I have plans to do something like this right now: my group will play through the same period of time my homegrown world twice, using two different sets of characters, with the end result of the 2nd team fighting an epic-save-the-world-battle trhat the first team did a lot to make possible.



A calendar is key, because the two teams of characters will visit various locations at different times, and the players will get to see results of their actions when they had first come to a location while playing the first group of characters.



Unfortunately, given lack of game-time due to real life responsibilities, at times it seems like this will always be just a plan.
 


(edited out font color)

Zephrin the Lost said:
Ha!

I have plans to do something like this right now: my group will play through the same period of time my homegrown world twice, using two different sets of characters, with the end result of the 2nd team fighting an epic-save-the-world-battle trhat the first team did a lot to make possible.

A calendar is key, because the two teams of characters will visit various locations at different times, and the players will get to see results of their actions when they had first come to a location while playing the first group of characters.

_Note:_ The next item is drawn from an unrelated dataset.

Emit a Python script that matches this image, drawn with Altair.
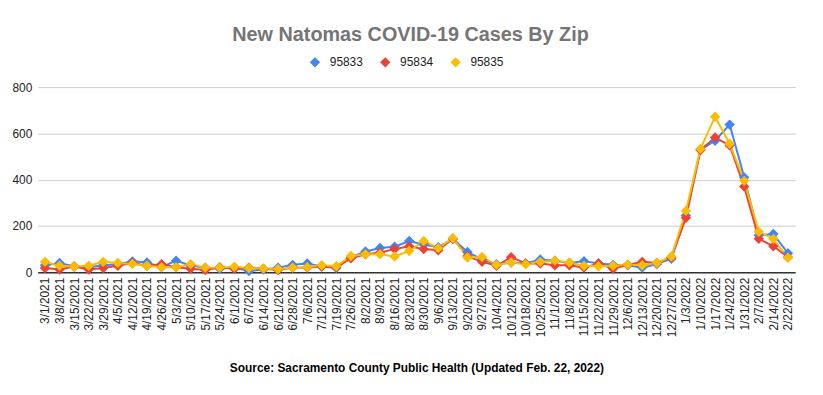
import altair as alt
import pandas as pd

dates = ["3/1/2021", "3/8/2021", "3/15/2021", "3/22/2021", "3/29/2021", "4/5/2021",
         "4/12/2021", "4/19/2021", "4/26/2021", "5/3/2021", "5/10/2021", "5/17/2021",
         "5/24/2021", "6/1/2021", "6/7/2021", "6/14/2021", "6/21/2021", "6/28/2021",
         "7/6/2021", "7/12/2021", "7/19/2021", "7/26/2021", "8/2/2021", "8/9/2021",
         "8/16/2021", "8/23/2021", "8/30/2021", "9/6/2021", "9/13/2021", "9/20/2021",
         "9/27/2021", "10/4/2021", "10/12/2021", "10/18/2021", "10/25/2021", "11/1/2021",
         "11/8/2021", "11/15/2021", "11/22/2021", "11/29/2021", "12/6/2021", "12/13/2021",
         "12/20/2021", "12/27/2021", "1/3/2022", "1/10/2022", "1/17/2022", "1/24/2022",
         "1/31/2022", "2/7/2022", "2/14/2022", "2/22/2022"]

zip_95833 = [30, 40, 25, 22, 30, 35, 47, 42, 22, 50, 28, 20, 15, 20, 5, 12, 20, 32,
             38, 25, 18, 65, 90, 105, 110, 135, 120, 108, 145, 88, 55, 35, 42, 38, 55, 50,
             40, 48, 38, 32, 30, 20, 35, 58, 245, 530, 568, 638, 410, 160, 165, 82]
zip_95834 = [18, 12, 25, 12, 18, 28, 40, 28, 35, 22, 15, 10, 22, 15, 20, 15, 10, 20,
             20, 25, 22, 60, 78, 85, 100, 112, 100, 95, 145, 70, 45, 28, 65, 38, 38, 30,
             30, 20, 38, 15, 32, 45, 40, 65, 235, 528, 582, 548, 370, 145, 112, 65]
zip_95835 = [45, 28, 25, 28, 45, 40, 36, 28, 22, 22, 35, 20, 20, 24, 18, 16, 14, 20,
             22, 30, 26, 70, 78, 78, 68, 92, 135, 104, 147, 64, 66, 32, 42, 35, 45, 50,
             42, 28, 26, 28, 33, 30, 40, 68, 265, 533, 672, 555, 395, 175, 144, 63]

series = ["95833", "95834", "95835"]
colors = ["#4285F4", "#EA4335", "#FBBC04"]

rows = []
for name, vals in zip(series, [zip_95833, zip_95834, zip_95835]):
    for d, v in zip(dates, vals):
        rows.append({"date": d, "zip": name, "cases": v})
df = pd.DataFrame(rows)

FONT = "Liberation Sans"

x = alt.X("date:N", sort=dates,
          scale=alt.Scale(type="point", padding=0.5),
          axis=alt.Axis(labelAngle=-90, ticks=False, grid=False, domainColor="#333333",
                        domainWidth=1.5, labelFontSize=12, labelColor="#222222",
                        labelPadding=5, labelFont=FONT,
                        title="Source: Sacramento County Public Health (Updated Feb. 22, 2022)",
                        titleFont=FONT, titleFontWeight="bold", titleFontSize=12,
                        titleColor="#000000", titlePadding=26))
y = alt.Y("cases:Q", scale=alt.Scale(domain=[0, 800]),
          axis=alt.Axis(values=[0, 200, 400, 600, 800], domain=False, ticks=False,
                        gridColor="#cccccc", labelPadding=6, labelColor="#222222",
                        labelFontSize=12, labelFont=FONT, title=None))
color = alt.Color("zip:N", scale=alt.Scale(domain=series, range=colors),
                  legend=alt.Legend(orient="none", legendX=274, legendY=-31,
                                    direction="horizontal", title=None,
                                    symbolType="diamond", symbolSize=110,
                                    symbolStrokeWidth=0, labelFontSize=12,
                                    labelFont=FONT, labelColor="#222222",
                                    labelOffset=9, columnPadding=16, padding=0))

base = alt.Chart(df).encode(x=x, y=y, color=color, order=alt.Order("zip:N"))
lines = base.mark_line(strokeWidth=2)
points = base.mark_point(shape="diamond", filled=True, size=110, opacity=1)

chart = alt.layer(lines, points).properties(
    width=765, height=187,
    autosize=alt.AutoSizeParams(type="none"),
    padding={"left": 30, "top": 78, "right": 20, "bottom": 112},
    title=alt.TitleParams("New Natomas COVID-19 Cases By Zip", font=FONT, fontSize=20,
                          fontWeight="bold", color="#757575", anchor="middle",
                          dx=-6, offset=12),
).configure_view(stroke=None)

chart.save("out.html", embed_options={"renderer": "svg", "actions": False})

That's funny. A buddy of mine had a very similar idea for his game. There were two campaigns being run simultaniously in two different timelines.

Unfortunately, given lack of game-time due to real life responsibilities, at times it seems like this will always be just a plan. [/color]

This is exactly what happened with us. Running two games that are interdependant on each other is hard.
 

We had a situation once where I concluded two campaigns simultaneously. The first campaign was a 2E campaign about 3 years running in which I was a player, that was left hanging when we all took a 1 year hiatus when I started to travel for Business.
The second was a 2 year campaign I DMed that we fired up when 3e came out, with all the same players less the DM from the first campaign.

The first campaign pivoted around a big bad orb, the relic of an evil God that the party had to destroy. The second campaign, set in a completely different world, revolved around a PC mages quest for glory against a group of other mages. Eventually I strung the two togther so that the first campaigns group was working "against" the second group to recover the Orb, Then they had to work together, running both their characters, to destroy it. The look on the players faces when they realized that the competition was their own previous characters is one on my highlights of DMing.

I ended the campaign by having them shot into the Astral plane upon destruction of the orb. They were eventually called back to reality by a very old man on a hill with acncient ruins who told them:

Darn. You are not the heros I was hoping for!
My name is Merlin.
Well, Welcome to the year 1940. We have reached our darkest hour, His majesties government has need of you...

I then eplilogued that the wizard wound up working on the Manhattan Project, the Fighter died storming the beaches at Normandy etc.